Listen in as Ben Thomson and Jacob Parton talk about this wine.
It’s early days for this project, but Ben and the winemaking team could not be prouder. We think it’s an absolute winner and with only 400 cases made of the 2023 Blanc De Noir Cuvée, we’re sure that our club members and wine lovers around the country will find it to be another of our best-kept secrets.
A History of Making White Wine from Red Grapes
Whilst our Blanc de Noir Cuvée may be something new, it’s not the first time we’ve made a white wine from red grapes. In fact, our first Winemaker, Trevor Mast who had come from being educated in Germany used his experience working with riesling to make a white wine from excess shiraz in the late 70s, although this example was blended with white varietals. It was a time somewhat different to today, and part of the dynamism of the industry was trying to work out what wine lovers wanted to drink as they moved on from fortified wines. Trevor was the picture of perseverance, vigorous, and enthusiastic about his craft and determined to make a mark. In those days we were able to call the white wine he made “Chablis” given it was all the trend of its time. Nowadays, that term is only able to be used on labels where the wines are sourced from that specific appellation of Burgundy, France. Trevor was also keen to try making sparkling wine out of the classic varietals which we had growing in our Concongella Vineyard and in 1981 we launched our first Concongella Cuvée.

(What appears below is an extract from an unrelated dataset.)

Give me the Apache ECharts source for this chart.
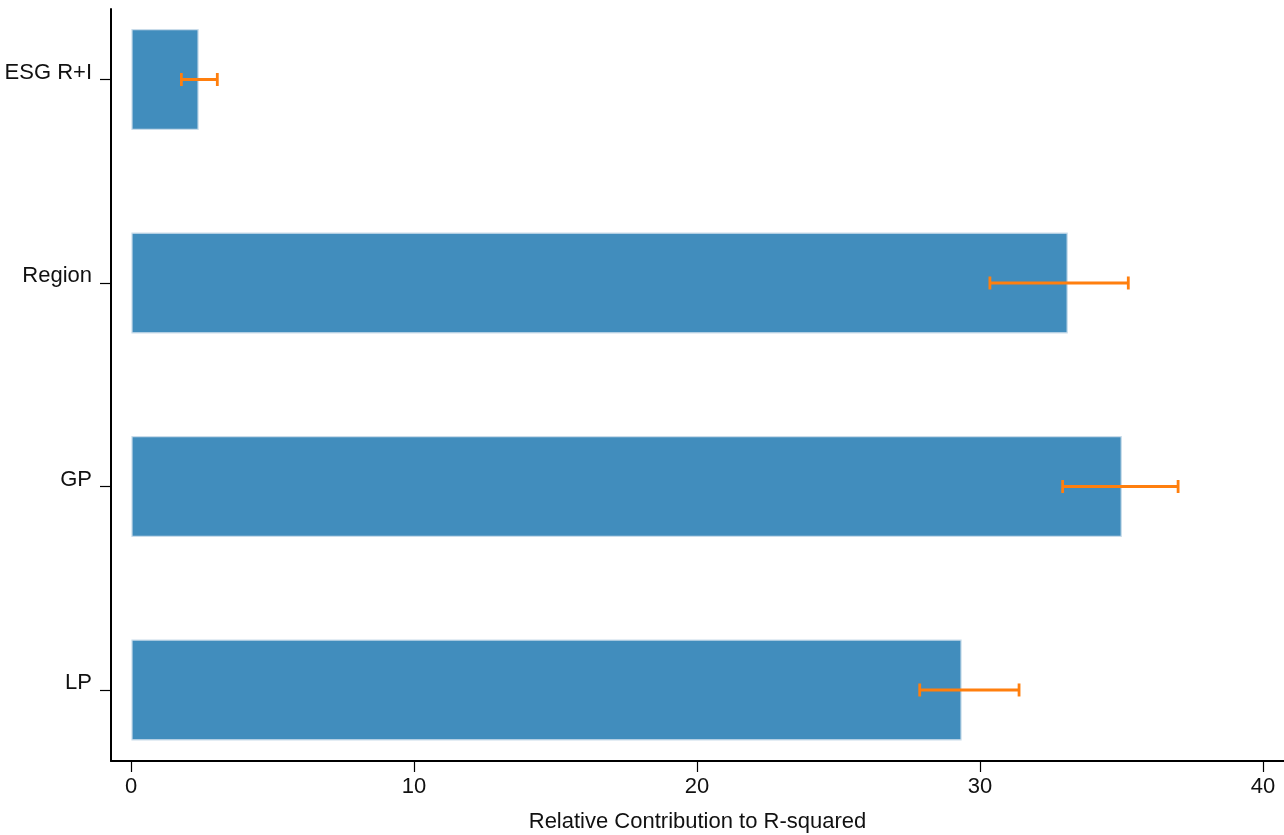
<!DOCTYPE html>
<html>
<head>
<meta charset="utf-8">
<script src="https://cdn.jsdelivr.net/npm/echarts@6/dist/echarts.min.js"></script>
<style>
  html, body { margin: 0; padding: 0; background: #fff; }
  #chart { width: 1284px; height: 835px; }
</style>
</head>
<body>
<div id="chart"></div>
<script>
// Predictors, top to bottom
const categories = ['ESG R+I', 'Region', 'GP', 'LP'];
// Relative contribution to R-squared (%)
const contribution = [2.37, 33.08, 34.99, 29.33];
// Confidence interval bounds
const ciLower = [1.78, 30.35, 32.92, 27.87];
const ciUpper = [3.05, 35.24, 37.00, 31.38];
// Tick values on the x axis
const xTicks = [0, 10, 20, 30, 40];

const FONT = '"Liberation Sans", Arial, sans-serif';
const BAR_BAND = 0.49;

const barData = contribution.map((v, i) => [v, i]);
const errData = ciLower.map((lo, i) => [lo, ciUpper[i], i]);

const chart = echarts.init(document.getElementById('chart'));
chart.setOption({
  backgroundColor: '#ffffff',
  animation: false,
  grid: { left: 111, right: 0, top: 9, bottom: 74, outerBoundsMode: 'none', containLabel: false },
  xAxis: {
    type: 'value',
    min: -0.7067,
    max: 40.742,
    name: 'Relative Contribution to R-squared',
    nameLocation: 'middle',
    nameGap: 50,
    nameTextStyle: { fontFamily: FONT, fontSize: 22, color: '#111' },
    splitLine: { show: false },
    axisLine: { show: true, onZero: false, lineStyle: { color: '#000', width: 2 } },
    axisTick: { show: true, customValues: xTicks, length: 11, lineStyle: { color: '#000', width: 1.2 } },
    axisLabel: { customValues: xTicks, margin: 15, fontFamily: FONT, fontSize: 22, color: '#111' }
  },
  yAxis: {
    type: 'value',
    inverse: true,
    min: -0.3464,
    max: 3.349,
    splitLine: { show: false },
    axisLine: { show: true, onZero: false, lineStyle: { color: '#000', width: 2 } },
    axisTick: { show: true, inside: false, length: 11, customValues: categories.map((c, i) => i), lineStyle: { color: '#000', width: 1.2 } },
    axisLabel: {
      customValues: categories.map((c, i) => i),
      formatter: v => categories[Math.round(v)],
      margin: 19,
      verticalAlign: 'bottom',
      lineHeight: 14,
      fontFamily: FONT, fontSize: 22, color: '#111'
    }
  },
  series: [
    {
      type: 'custom',
      data: barData,
      encode: { x: 0, y: 1 },
      renderItem: (params, api) => {
        const v = api.value(0), y = api.value(1);
        const p0 = api.coord([0, y]);
        const p1 = api.coord([v, y]);
        const h = api.size([0, BAR_BAND])[1];
        return {
          type: 'rect',
          shape: { x: p0[0] + 1, y: p0[1] - h / 2, width: p1[0] - p0[0] - 1, height: h },
          style: { fill: '#418dbd', stroke: '#c9dcea', lineWidth: 1.2 }
        };
      }
    },
    {
      type: 'custom',
      data: errData,
      encode: { x: [0, 1], y: 2 },
      z: 5,
      renderItem: (params, api) => {
        const lo = api.coord([api.value(0), api.value(2)]);
        const hi = api.coord([api.value(1), api.value(2)]);
        const cap = 6.5;
        const st = { stroke: '#ff7f0e', lineWidth: 2.8, fill: 'none' };
        return {
          type: 'group',
          children: [
            { type: 'line', shape: { x1: lo[0], y1: lo[1], x2: hi[0], y2: hi[1] }, style: st },
            { type: 'line', shape: { x1: lo[0], y1: lo[1] - cap, x2: lo[0], y2: lo[1] + cap }, style: st },
            { type: 'line', shape: { x1: hi[0], y1: hi[1] - cap, x2: hi[0], y2: hi[1] + cap }, style: st }
          ]
        };
      }
    }
  ]
});
</script>
</body>
</html>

Long-term Best’s wine lovers would also be familiar with our Baby Bubblie, which was a project that Ben’s Great Grandfather, Frederick Pinchon pioneered in 1939. At the time the Great Depression had ended and whilst on the road selling wine from the back of his truck, he met the Hemley family who were making soft drinks. Over a glass of wine, the two experimented and mixed their beverages with a surprising result. Frederick came back to Best’s and thought about the concept some more and in the late 1950s, made three wines – a pink, a white and a red sparkling named Baby Bubblie. They were packaged in bright and attractive packaging and were all the rage at the time. Viv Thomson notes they “took off like a rocket and very much were a financial saviour at the time.”
So, everything old is now new again. Whilst the past innovations were not the driver of the current project, it’s nice to reflect and know that this is just another evolution in our story. Making the most of adversity is something winemakers need to do to survive and we’re raising a glad to the triumph of the Blanc de Noir project. We think you’ll love the fruits of our labour. In the words of Steve Jobs, “Here’s to the crazy ones. The misfits. The rebels. The round pegs in the square holes. The ones who see things differently. Because the people who are crazy enough to think they can change the world, are the ones who do.”
Approach the wine with an open mind and look for the release of a still-white shiraz or Syrah Blanc in the coming months. Cheers.